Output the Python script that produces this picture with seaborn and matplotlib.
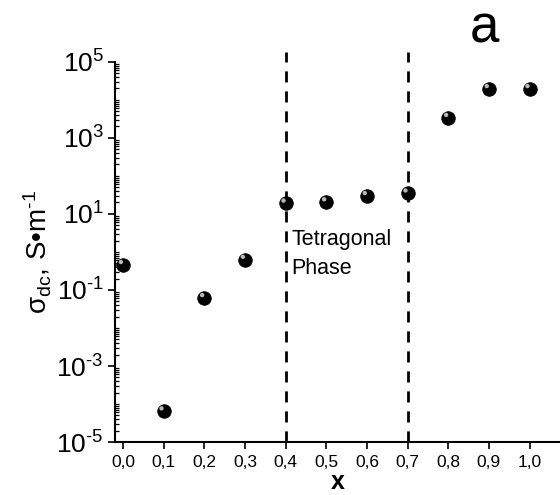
import numpy as np
import pandas as pd
import matplotlib
matplotlib.use("Agg")
import matplotlib.pyplot as plt
import matplotlib.transforms as mtransforms
from matplotlib.ticker import FixedLocator, FuncFormatter, LogLocator, NullFormatter
import seaborn as sns

# Composition x and dc conductivity (S/m)
x_values = [0.0, 0.1, 0.2, 0.3, 0.4, 0.5, 0.6, 0.7, 0.8, 0.9, 1.0]
sigma_dc = [0.46, 6.5e-5, 0.062, 0.63, 19.0, 20.5, 30.0, 35.0, 3400.0, 19500.0, 19500.0]
phase_bounds = [0.4, 0.7]
x_ticks = [0.0, 0.1, 0.2, 0.3, 0.4, 0.5, 0.6, 0.7, 0.8, 0.9, 1.0]
y_exponents = [-5, -3, -1, 1, 3, 5]

sns.set_theme(style="ticks")
plt.rcParams["font.family"] = ["Liberation Sans", "DejaVu Sans"]
plt.rcParams["mathtext.fontset"] = "custom"
plt.rcParams["mathtext.rm"] = "Liberation Sans"
plt.rcParams["mathtext.default"] = "regular"
plt.rcParams["axes.unicode_minus"] = False
plt.rcParams["text.color"] = "black"
plt.rcParams["axes.labelcolor"] = "black"
plt.rcParams["xtick.color"] = "black"
plt.rcParams["ytick.color"] = "black"

HYPHEN = "\u2010"


def decade_label(v, pos):
    e = int(round(np.log10(v)))
    exp = str(e).replace("-", HYPHEN)
    return r"$10^{%s}$" % exp


df = pd.DataFrame({"x": x_values, "sigma": sigma_dc})

fig = plt.figure(figsize=(5.6, 4.95), dpi=100)
ax = fig.add_axes([0.205, 0.107, 0.795, 0.768])

sns.scatterplot(data=df, x="x", y="sigma", ax=ax, s=95, color="black",
                edgecolor="black", linewidth=0.6, zorder=5, clip_on=False)
# small glossy highlight on each sphere
shine = ax.transData + mtransforms.ScaledTranslation(-1.5 / 72, 2.0 / 72, fig.dpi_scale_trans)
ax.scatter(df["x"], df["sigma"], s=10, color="#b8b8b8", edgecolor="none",
           transform=shine, zorder=6, clip_on=False)

for xb in phase_bounds:
    ax.axvline(xb, ymin=0, ymax=1.027, color="black", lw=2.0,
               ls=(0, (4, 3.2)), clip_on=False, zorder=3)

ax.set_yscale("log")
ax.set_ylim(1e-5, 1e5)
ax.set_xlim(-0.02, 1.075)

ax.yaxis.set_major_locator(FixedLocator([10.0 ** e for e in y_exponents]))
ax.yaxis.set_major_formatter(FuncFormatter(decade_label))
ax.yaxis.set_minor_locator(LogLocator(base=10, subs=np.arange(1, 10), numticks=30))
ax.yaxis.set_minor_formatter(NullFormatter())

ax.set_xticks(x_ticks)
ax.set_xticklabels([f"{t:.1f}".replace(".", ",") for t in x_ticks])

ax.tick_params(axis="y", which="major", direction="out", length=5, width=1.2,
               labelsize=19, pad=3)
ax.tick_params(axis="y", which="minor", direction="in", length=3, width=0.9)
ax.tick_params(axis="x", which="major", direction="out", length=5, width=1.2,
               labelsize=12.5, pad=4)

for side in ("top", "right"):
    ax.spines[side].set_visible(False)
for side in ("left", "bottom"):
    ax.spines[side].set_linewidth(1.5)
    ax.spines[side].set_color("black")

ax.set_xlabel("x", fontsize=18, fontweight="bold", labelpad=0)
ax.set_ylabel("σ$_{dc}$, S•m$^{%s1}$" % HYPHEN, fontsize=20, labelpad=2)

ax.text(0.415, 3.9, "Tetragonal\nPhase", fontsize=15.5, va="top", ha="left",
        linespacing=1.45)
fig.text(0.865, 0.915, "a", fontsize=38, ha="center", va="baseline")

fig.savefig("out.png", dpi=100)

◆ ◆ ◆ ◆ ◆ ◆ ◆

Write out the full set of lines verbatim, without the pictures.

Output the Python script that produces this picture with seaborn and matplotlib.
import numpy as np
import pandas as pd
import matplotlib
matplotlib.use("Agg")
import matplotlib.pyplot as plt
import matplotlib.transforms as mtransforms
from matplotlib.ticker import FixedLocator, FuncFormatter, LogLocator, NullFormatter
import seaborn as sns

# Composition x and dc conductivity (S/m)
x_values = [0.0, 0.1, 0.2, 0.3, 0.4, 0.5, 0.6, 0.7, 0.8, 0.9, 1.0]
sigma_dc = [0.46, 6.5e-5, 0.062, 0.63, 19.0, 20.5, 30.0, 35.0, 3400.0, 19500.0, 19500.0]
phase_bounds = [0.4, 0.7]
x_ticks = [0.0, 0.1, 0.2, 0.3, 0.4, 0.5, 0.6, 0.7, 0.8, 0.9, 1.0]
y_exponents = [-5, -3, -1, 1, 3, 5]

sns.set_theme(style="ticks")
plt.rcParams["font.family"] = ["Liberation Sans", "DejaVu Sans"]
plt.rcParams["mathtext.fontset"] = "custom"
plt.rcParams["mathtext.rm"] = "Liberation Sans"
plt.rcParams["mathtext.default"] = "regular"
plt.rcParams["axes.unicode_minus"] = False
plt.rcParams["text.color"] = "black"
plt.rcParams["axes.labelcolor"] = "black"
plt.rcParams["xtick.color"] = "black"
plt.rcParams["ytick.color"] = "black"

HYPHEN = "\u2010"


def decade_label(v, pos):
    e = int(round(np.log10(v)))
    exp = str(e).replace("-", HYPHEN)
    return r"$10^{%s}$" % exp


df = pd.DataFrame({"x": x_values, "sigma": sigma_dc})

fig = plt.figure(figsize=(5.6, 4.95), dpi=100)
ax = fig.add_axes([0.205, 0.107, 0.795, 0.768])

sns.scatterplot(data=df, x="x", y="sigma", ax=ax, s=95, color="black",
                edgecolor="black", linewidth=0.6, zorder=5, clip_on=False)
# small glossy highlight on each sphere
shine = ax.transData + mtransforms.ScaledTranslation(-1.5 / 72, 2.0 / 72, fig.dpi_scale_trans)
ax.scatter(df["x"], df["sigma"], s=10, color="#b8b8b8", edgecolor="none",
           transform=shine, zorder=6, clip_on=False)

for xb in phase_bounds:
    ax.axvline(xb, ymin=0, ymax=1.027, color="black", lw=2.0,
               ls=(0, (4, 3.2)), clip_on=False, zorder=3)

ax.set_yscale("log")
ax.set_ylim(1e-5, 1e5)
ax.set_xlim(-0.02, 1.075)

ax.yaxis.set_major_locator(FixedLocator([10.0 ** e for e in y_exponents]))
ax.yaxis.set_major_formatter(FuncFormatter(decade_label))
ax.yaxis.set_minor_locator(LogLocator(base=10, subs=np.arange(1, 10), numticks=30))
ax.yaxis.set_minor_formatter(NullFormatter())

ax.set_xticks(x_ticks)
ax.set_xticklabels([f"{t:.1f}".replace(".", ",") for t in x_ticks])

ax.tick_params(axis="y", which="major", direction="out", length=5, width=1.2,
               labelsize=19, pad=3)
ax.tick_params(axis="y", which="minor", direction="in", length=3, width=0.9)
ax.tick_params(axis="x", which="major", direction="out", length=5, width=1.2,
               labelsize=12.5, pad=4)

for side in ("top", "right"):
    ax.spines[side].set_visible(False)
for side in ("left", "bottom"):
    ax.spines[side].set_linewidth(1.5)
    ax.spines[side].set_color("black")

ax.set_xlabel("x", fontsize=18, fontweight="bold", labelpad=0)
ax.set_ylabel("σ$_{dc}$, S•m$^{%s1}$" % HYPHEN, fontsize=20, labelpad=2)

ax.text(0.415, 3.9, "Tetragonal\nPhase", fontsize=15.5, va="top", ha="left",
        linespacing=1.45)
fig.text(0.865, 0.915, "a", fontsize=38, ha="center", va="baseline")

fig.savefig("out.png", dpi=100)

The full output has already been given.